L’universitaire s’est toujours opposé à la qualification de « génocide » pour désigner la Guerre de Vendée. Il reconnaît cependant l’existence de « crimes contre l’humanité » durant ce conflit (8). La frontière est mince (voire discutable dans le cas présent) où l’on reconnaîtra celui qui à force de verser dans l’hypercritique en a oublié la réalité des choses. Certes, Jean-Clément MARTIN plaide pour que ce conflit soit d’abord perçu comme étant le produit de « la faiblesse d’un Etat en constitution dans une situation de guerre totale » (9). Si le constat n’est pas faux à qui en revient la faute cependant ? De la constitution civile du Clergé à la levée en masse en passant par l’exécution du Roi c’est avant tout la Révolution qui nie les solidarités populaires, piétine le sacré, brutalise les corps et les consciences, détruit l’État royal et amène la guerre civile et étrangère. Quant à la notion de « guerre totale » quelle en est l’origine si ce n’est le concept révolutionnaire de "Nation en armes" ? Et qui l’a portée au coeur de l’Europe pendant plus de vingt ans ? Seule une idéologie révolutionnaire pouvait conduire à ce qu’un contemporain des événements décrivait alors comme « la montée aux extrêmes » (10).

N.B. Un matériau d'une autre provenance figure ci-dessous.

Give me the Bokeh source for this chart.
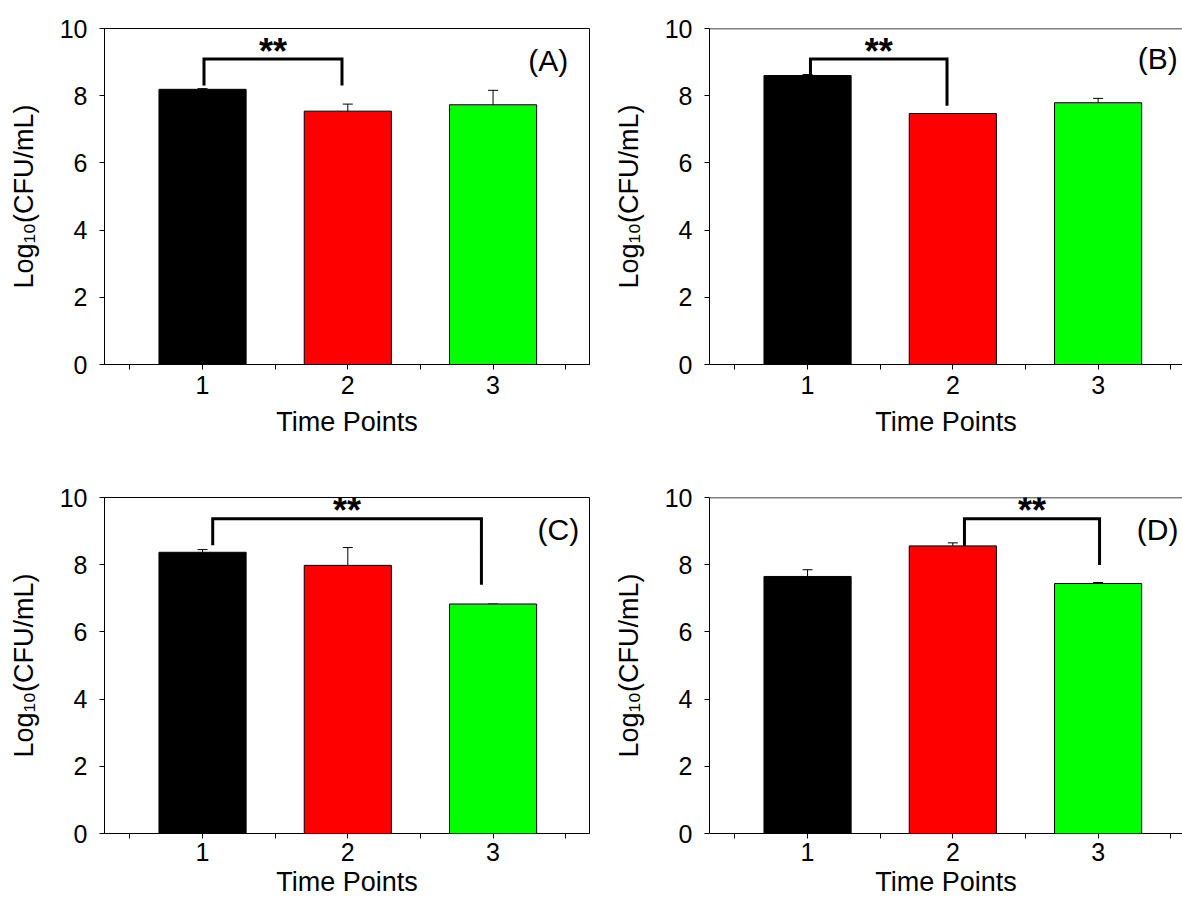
from bokeh.plotting import figure
from bokeh.layouts import column, row
from bokeh.models import (ColumnDataSource, FixedTicker, Range1d, Whisker, TeeHead,
                          Span, Label)
from bokeh.core.properties import value
from bokeh.embed import file_html
from bokeh.resources import INLINE

# ---------------- data ----------------
time_points = [1, 2, 3]
x_tick_labels = ["1", "2", "3"]
y_ticks = [0, 2, 4, 6, 8, 10]
bar_colors = ["#000000", "#FF0000", "#00FF00"]
panel_tags = ["(A)", "(B)", "(C)", "(D)"]
y_label = "Log\u2081\u2080(CFU/mL)"
x_label = "Time Points"

mean_A = [8.19, 7.54, 7.73]
err_A = [0.02, 0.21, 0.43]
mean_B = [8.60, 7.47, 7.79]
err_B = [0.03, 0.00, 0.13]
mean_C = [8.37, 7.98, 6.83]
err_C = [0.08, 0.53, 0.00]
mean_D = [7.65, 8.56, 7.44]
err_D = [0.20, 0.09, 0.03]

# significance brackets: x_left, x_right, y_top, y_left_end, y_right_end
sig_A = [1.01, 1.96, 9.09, 8.30, 8.30]
sig_B = [1.02, 1.96, 9.09, 8.62, 7.70]
sig_C = [1.07, 2.92, 9.37, 8.58, 7.40]
sig_D = [2.08, 3.01, 9.37, 8.56, 7.99]
sig_text = "**"

FONT = "Liberation Sans"


def make_panel(means, errs, tag, sig, right, bottom, tag_pos):
    width = 573 if right else 609
    height = 422 if bottom else 477
    x_end = 3.581 if right else 3.664
    p = figure(width=width, height=height,
               x_range=Range1d(0.325, x_end), y_range=Range1d(0, 10),
               output_backend="svg", toolbar_location=None, tools="",
               min_border_left=100 if right else 104,
               min_border_right=0 if right else 20,
               min_border_top=20 if bottom else 28,
               min_border_bottom=10 if bottom else 113,
               background_fill_color="white", border_fill_color="white")
    p.xgrid.visible = False
    p.ygrid.visible = False
    if right:
        p.outline_line_color = None
        p.add_layout(Span(location=10, dimension="width", line_color="black", line_width=1.5))
    else:
        p.outline_line_color = "black"
        p.outline_line_width = 1

    src = ColumnDataSource(dict(
        x=time_points,
        top=means,
        upper=[m + e for m, e in zip(means, errs)],
        color=bar_colors,
    ))
    p.vbar(x="x", top="top", bottom=0, width=0.6, source=src,
           fill_color="color", line_color="black", line_width=1)
    p.add_layout(Whisker(base="x", lower="top", upper="upper", source=src,
                         dimension="height", line_color="black", line_width=1,
                         upper_head=TeeHead(size=10, line_color="black", line_width=1),
                         lower_head=None))

    xl, xr, yt, yl, yr = sig
    p.line(x=[xl, xl, xr, xr], y=[yl, yt, yt, yr], line_color="black",
           line_width=3, line_join="miter", line_cap="butt")
    p.add_layout(Label(x=(xl + xr) / 2, y=yt, text=sig_text, text_align="center",
                       text_baseline="alphabetic", y_offset=8,
                       text_font=FONT, text_font_size="36px", text_font_style="bold",
                       text_color="black"))

    p.text(x=[tag_pos[0]], y=[tag_pos[1]], text=[tag], text_font=value(FONT),
           text_font_size="30px", text_align="center", text_baseline="middle",
           text_color="black")

    # axes
    xa = p.xaxis[0]
    xa.ticker = FixedTicker(ticks=time_points, minor_ticks=[0.5, 1.5, 2.5, 3.5])
    xa.major_label_overrides = {t: l for t, l in zip(time_points, x_tick_labels)}
    xa.axis_label = x_label
    ya = p.yaxis[0]
    ya.ticker = FixedTicker(ticks=y_ticks)
    ya.axis_label = y_label
    for ax in (xa, ya):
        ax.axis_line_color = "black"
        ax.axis_line_width = 1
        ax.major_tick_line_color = "black"
        ax.minor_tick_line_color = "black"
        ax.major_tick_in = 0
        ax.major_tick_out = 5
        ax.minor_tick_in = 0
        ax.minor_tick_out = 5
        ax.major_label_text_font = FONT
        ax.major_label_text_font_size = "25px"
        ax.major_label_text_color = "black"
        ax.axis_label_text_font = FONT
        ax.axis_label_text_font_size = "27px"
        ax.axis_label_text_font_style = "normal"
        ax.axis_label_text_color = "black"
    ya.minor_tick_line_color = None
    ya.major_label_standoff = 12
    ya.axis_label_standoff = 18
    xa.major_label_standoff = 4 if bottom else 6
    xa.axis_label_standoff = 3 if bottom else 10
    return p


pA = make_panel(mean_A, err_A, panel_tags[0], sig_A, False, False, (3.38, 9.04))
pB = make_panel(mean_B, err_B, panel_tags[1], sig_B, True, False, (3.41, 9.12))
pC = make_panel(mean_C, err_C, panel_tags[2], sig_C, False, True, (3.45, 9.04))
pD = make_panel(mean_D, err_D, panel_tags[3], sig_D, True, True, (3.41, 9.04))

layout = column(row(pA, pB), row(pC, pD))

with open("out.html", "w") as f:
    f.write(file_html(layout, INLINE))
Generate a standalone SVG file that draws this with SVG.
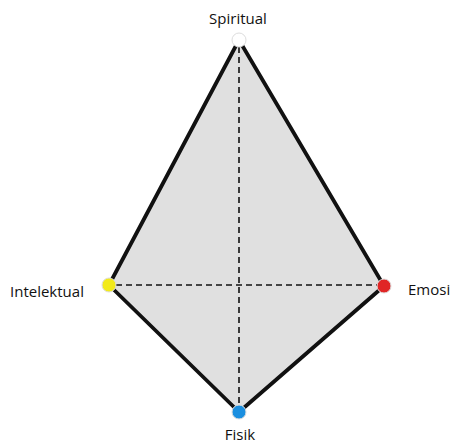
<svg xmlns="http://www.w3.org/2000/svg" width="454" height="448" viewBox="0 0 454 448">
<style>
.lbl{font-family:"Open Sans","Liberation Sans",sans-serif;font-size:15px;font-weight:500;fill:#111}
.dash{stroke:#111;stroke-width:1.6;stroke-dasharray:6,4;fill:none}
.vtx{stroke:#ddd;stroke-width:1}
</style>
<rect width="454" height="448" fill="#fff"/>
<g id="shape">
<polygon points="239,40 384,286 239,412 109,285" fill="#e0e0e0" stroke="#111" stroke-width="3.8" stroke-linejoin="round"/>
</g>
<g id="connectors">
<line class="dash" x1="239" y1="47" x2="239" y2="405"/>
<line class="dash" x1="116" y1="285" x2="377" y2="285"/>
</g>
<g id="spiritual">
<circle class="vtx" cx="239" cy="40" r="7" fill="#fff" stroke="#aaa"/>
<text class="lbl" x="238" y="24" text-anchor="middle">Spiritual</text>
</g>
<g id="intelektual">
<circle class="vtx" cx="109" cy="285" r="7" fill="#f2ea1a"/>
<text class="lbl" x="10" y="297">Intelektual</text>
</g>
<g id="emosi">
<circle class="vtx" cx="384" cy="286" r="7" fill="#e02626"/>
<text class="lbl" x="408" y="295">Emosi</text>
</g>
<g id="fisik">
<circle class="vtx" cx="239" cy="412" r="7" fill="#1a8fe0"/>
<text class="lbl" x="240" y="440" text-anchor="middle">Fisik</text>
</g>
</svg>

Par les bouleversements politiques, religieux et sociaux qu’elle imposait, la Révolution fut intrinsèquement violente quand bien même ces bouleversements furent-ils favorablement accueillis dans un premier temps y compris en Vendée. Si la Révolution a connu des divisions partisanes, son socle idéologique, philosophique et politique est resté cohérent et c’est à partir de l’année 1791 – deux années seulement après la nuit du 4 août et la Déclaration des droits de l’Homme - que s’opère le tournant de la radicalité.
Le succès d’un film
Lorsque Philippe de VILLIERS publia sa trilogie sur Saint Louis, Jeanne d’Arc et Charette (11), il avouait penser à la jeunesse française à travers l’écriture imaginée de ces trois héros, voyant en ces derniers l’incarnation de trois vertus essentielles. Saint Louis était la tempérance, Jeanne d’Arc l’espérance et Charette la résistance. « Combattu souvent, battu parfois, abattu jamais » telle était, en effet, la devise de François CHARETTE. Celle qui illustrait justement l’esprit de résistance et d’héroïsme dans un combat inégal et désespéré ; face à une force qui ne pouvait être vaincue par des paysans sans artillerie.

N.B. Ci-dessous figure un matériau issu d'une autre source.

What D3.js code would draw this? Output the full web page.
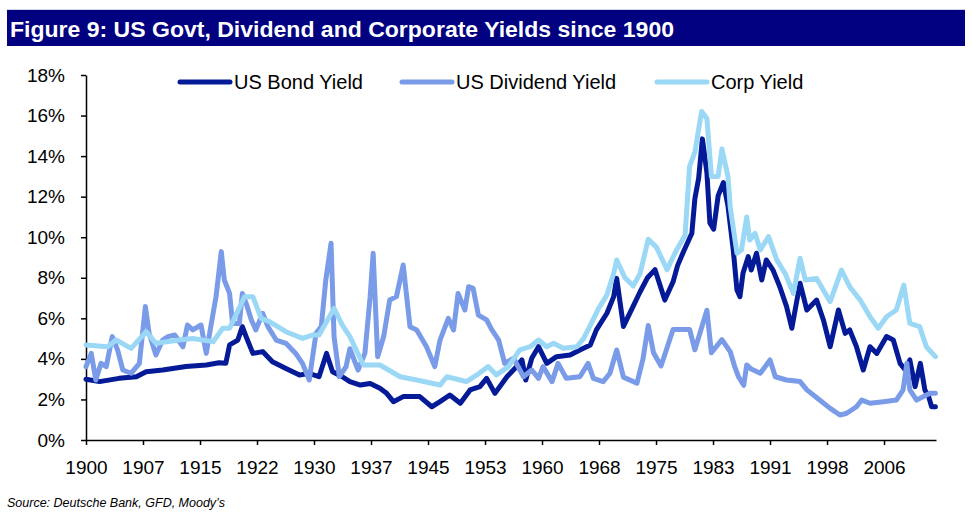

Qu’elle soit ou non le fruit d’une instrumentalisation de la part des révolutionnaires, la Guerre de Vendée restera une tragédie à l’échelle de notre histoire nationale. Intention exterminatrice et concours de circonstances ont très certainement joué leur part respective et mêlée dans le déchaînement de la violence, mais faire valoir les seconds pour atténuer systématiquement la première relève aussi du cynisme. Les chiffres sont là pour témoigner d’une volonté d’extermination et de destruction sur un temps très court. Des chiffres et des faits auxquels l’histoire officielle y a ajouté l’injustice du silence, de l’oubli et du relativisme.

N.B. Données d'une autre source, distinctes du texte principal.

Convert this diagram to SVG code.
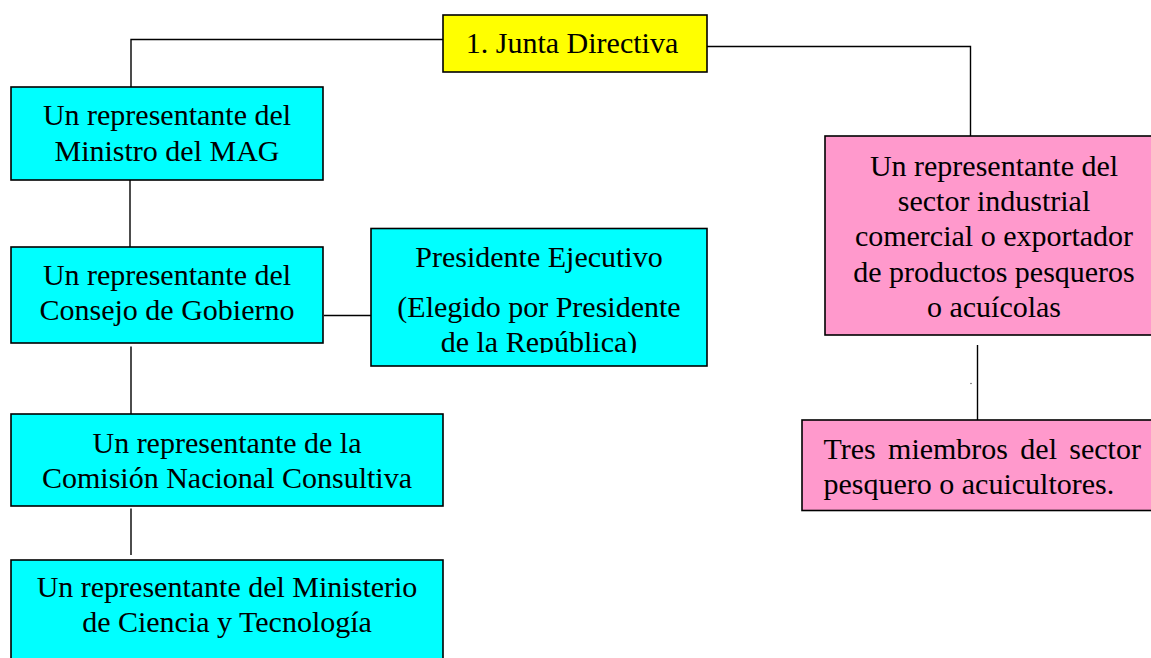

« Le sang sèche vite lorsqu’il entre dans l’Histoire » chantait Jean FERRAT mais la justice trouve toujours son chemin car elle répond à une demande fondamentale du coeur humain, quand bien même attendrait-elle plusieurs siècles pour ébranler le mur épais et haut des idéologies. Si 1793 fut l’année du sang pour les Vendéens, 2023 commémore le 230e anniversaire de leur soulèvement avec le film de Vincent MOTTEZ et Paul MIGNOT. Pour la première fois, des réalisateurs portent au grand écran ce thème de la Guerre de Vendée à travers la vision des vaincus et des oubliés. Après nombre de films exaltant la Révolution et la République, en voilà un officiellement dédié à la mémoire des 200 000 Vendéens ayant péri dont 40 000 par le seul fait des colonnes de TURREAU (12).
D’emblée, Vaincre ou mourir s’impose dans un paysage cinématographique français médiocre dont beaucoup de films ne font en moyenne que quelques dizaines de milliers d’entrées. Dès sa deuxième semaine - et alors qu’elle ne bénéficie d’aucune publicité eu égard à un film comme Tirailleurs de Mathieu VADEPIED par exemple – la production du Puy du Fou Films réalise déjà 181 159 entrées pour seulement 188 salles de projection (13)... Ce succès - que l’on doit paradoxalement et en partie au dénigrement idéologique de la gauche culturelle (14) - devrait permettre une programmation en troisième semaine dans 297 salles.